Voting rights battle

The battle over who gets to vote and how they get to vote is turning nasty. In a recent invitation-only call to Republican state lawmakers, the Associated Press reports, Sen. Ted Cruz (R-Texas) urged them to resist Democratic efforts to pass H.R. 1 and expand voting rights “to illegal aliens and child molesters.”

“H.R. 1′s only objective is to ensure that Democrats can never again lose another election, that they will win and maintain control of the House of Representatives and the Senate and of the state legislatures for the next century,” Cruz is said to have told the group organized by the American Legislative Exchange Council (ALEC), a corporate-backed, conservative group that provides model legislation to state legislators.

Republicans fear heavy voter turnout, it is said, because they have historically done better in low-turnout elections, while Democrats, according to the common wisdom, win when lots of people vote.

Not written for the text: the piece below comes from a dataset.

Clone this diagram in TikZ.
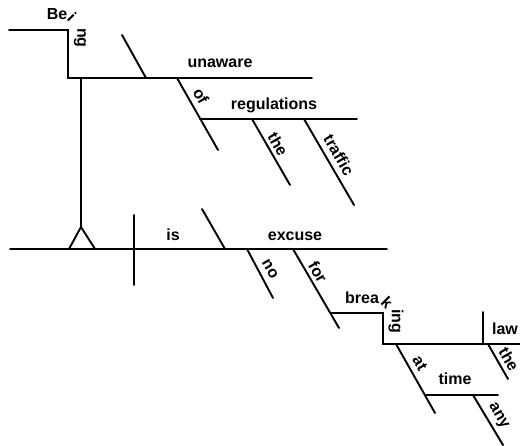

If this is true, if this is what Republicans think they have to do to win elections, then democracy is in trouble. What has happened to the idea of crafting policies and positions that will appeal to more people, encouraging them to vote for your side instead of denying people access to the ballot box?

As for characterizing unworthy voters as “child molesters,” Cruz has apparently been paying too much attention to the Q-Anon tropes claiming a massive Democratic child sex ring in the upper echelons of the government.

Free and fair elections should mean neither party is guaranteed a win. They should mean that both parties have a chance to appeal to the voters, and may the better party win. Do Republicans truly believe themselves to be at such a disadvantage in a free election?